Su aporte a nuestra ciudad fue trascendente. Es sabido que promovió la construcción de numerosas escuelas; lo es menos que se ocupaba no sólo de los planes de educación, sino de todos los detalles, comenzando por la arquitectura de las escuelas, el diseño de los pupitres, la ventilación de las aulas, el mobiliario. "Antes de pensar en establecer sistema alguno de enseñanza -escribió-, debe existir un local en forma adecuada." En las escuelas, no sólo debía existir "el más prolijo y constante aseo (?), sino también tal comodidad para los niños, y cierto gusto y aún lujo de decoración, que habitúe sus sentidos a vivir en medio de esos elementos indispensables de la vida civilizada." En función de esas ideas, reacondicionó primero un antiguo edificio de Perú y Moreno para crear la escuela Catedral al Sud, en 1858, y, en 1860, impulsó la construcción de la escuela Catedral al Norte, que fue el primer edificio que se levantó especialmente para ser una escuela en la ciudad de Buenos Aires.
La acción de Sarmiento en la ciudad tuvo otra manifestación emblemática. Cinco meses antes de finalizar su mandato como presidente, en 1874, presentó un proyecto para la construcción de un gran parque público en un vasto terreno de Palermo, donde había asentado su residencia Juan Manuel de Rosas. Su sucesor, Nicolás Avellaneda, lo designó luego presidente de la comisión directiva encargada de llevar adelante ese proyecto, al que Sarmiento le puso el empeño y el talento de todas sus grandes empresas. El parque Tres de Febrero, como se lo denominó, fue inaugurado el 11 de noviembre de 1875 por Avellaneda, quien plantó allí una magnolia americana. También por iniciativa de Sarmiento, la ciudad de Buenos Aires cuenta con los jardines Botánico y Zoológico.

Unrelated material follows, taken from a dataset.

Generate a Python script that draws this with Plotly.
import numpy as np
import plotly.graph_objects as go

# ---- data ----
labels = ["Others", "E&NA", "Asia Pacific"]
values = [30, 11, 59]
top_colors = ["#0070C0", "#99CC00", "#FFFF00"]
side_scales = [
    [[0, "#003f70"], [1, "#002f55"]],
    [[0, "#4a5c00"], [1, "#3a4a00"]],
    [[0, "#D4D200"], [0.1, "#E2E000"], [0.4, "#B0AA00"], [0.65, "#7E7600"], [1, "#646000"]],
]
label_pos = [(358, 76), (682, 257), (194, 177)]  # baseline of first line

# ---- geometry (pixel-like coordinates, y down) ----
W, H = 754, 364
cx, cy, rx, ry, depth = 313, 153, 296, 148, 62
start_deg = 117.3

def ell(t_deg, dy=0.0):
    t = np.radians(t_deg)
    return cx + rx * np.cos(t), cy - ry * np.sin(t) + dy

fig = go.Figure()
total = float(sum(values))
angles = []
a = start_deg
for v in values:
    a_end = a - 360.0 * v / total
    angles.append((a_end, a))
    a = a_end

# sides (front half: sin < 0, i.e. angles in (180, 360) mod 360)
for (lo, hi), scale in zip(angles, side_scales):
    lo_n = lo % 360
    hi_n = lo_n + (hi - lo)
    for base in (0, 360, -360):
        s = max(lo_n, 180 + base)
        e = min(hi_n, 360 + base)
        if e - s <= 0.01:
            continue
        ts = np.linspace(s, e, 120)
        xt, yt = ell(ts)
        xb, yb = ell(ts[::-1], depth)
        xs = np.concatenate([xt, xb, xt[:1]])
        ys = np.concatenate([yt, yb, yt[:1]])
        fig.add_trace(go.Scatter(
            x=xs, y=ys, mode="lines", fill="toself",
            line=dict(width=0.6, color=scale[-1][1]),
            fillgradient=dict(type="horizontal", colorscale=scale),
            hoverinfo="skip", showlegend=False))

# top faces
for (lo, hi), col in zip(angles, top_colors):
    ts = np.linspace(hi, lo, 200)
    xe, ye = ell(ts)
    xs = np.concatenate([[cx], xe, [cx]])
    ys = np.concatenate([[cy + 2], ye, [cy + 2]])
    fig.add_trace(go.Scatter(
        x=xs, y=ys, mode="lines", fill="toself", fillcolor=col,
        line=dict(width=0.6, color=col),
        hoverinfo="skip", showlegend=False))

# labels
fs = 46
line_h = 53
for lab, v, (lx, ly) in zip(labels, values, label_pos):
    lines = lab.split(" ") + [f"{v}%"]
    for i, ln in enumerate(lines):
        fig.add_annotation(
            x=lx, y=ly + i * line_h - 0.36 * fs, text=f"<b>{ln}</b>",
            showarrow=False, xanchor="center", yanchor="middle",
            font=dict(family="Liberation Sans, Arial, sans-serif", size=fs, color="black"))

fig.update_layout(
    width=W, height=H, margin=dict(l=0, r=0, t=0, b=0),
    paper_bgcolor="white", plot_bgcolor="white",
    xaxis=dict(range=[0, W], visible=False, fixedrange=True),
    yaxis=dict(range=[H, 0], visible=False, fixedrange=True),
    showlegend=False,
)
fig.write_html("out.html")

El propósito de Sarmiento no es meramente ornamental. Se preocupa por las calles y avenidas -tanto en su traza como en su iluminación- que permitirán la accesibilidad popular al parque, porque, como lo dice en el primer informe que presenta en su carácter de presidente de la comisión directiva a cargo de las obras, debe procurarse el "fácil acceso a las personas de modestas condiciones de existencia, que acudirían al parque a buscar el recreo y solaz que requiere la higiene y reclama el espíritu tras las tareas del día".
Es una concepción democrática, progresista e igualitaria que se realiza día tras día mediante la acción, con la vista puesta en el futuro. El progreso, a través de la educación, de la ciencia y de la técnica, es la idea que subyace y da sentido a toda su obra. Progresar es ir hacia adelante. El estudio del pasado es necesario para comprender el presente, pero los verdaderos estadistas no mantienen a las sociedades en la eterna disputa por situaciones ya superadas, sino que les ofrecen un porvenir en el que todos estén integrados, es decir, que sean ciudadanos celosos de sus derechos y no vasallos de ningún caudillo. Por eso escribe en Argirópolis estas palabras que hoy resuenan con renovada actualidad: "El elemento del orden de un país no es la coerción, son los intereses comprometidos. La despoblación y la falta de industria prohíjan las revueltas. Poblad y cread intereses".
Pero no basta con las buenas ideas. Hay que luchar por ellas y transformarlas en acciones. El gran hacedor de la Argentina no se refugió en el prestigio de sus muchas páginas brillantes: se puso a trabajar. Y pudo decir en su vejez que no había deseado nada "mejor que dejar por herencia millares en mejores condiciones intelectuales, tranquilizado nuestro país, aseguradas las instituciones y surcado de vías férreas el territorio, como cubiertos de vapores los ríos, para que todos participen del festín de la vida, del que yo gocé sólo a hurtadillas".
A 200 años de su nacimiento, retomemos ese legado que alguna vez nos marcó un camino de libertad y de progreso.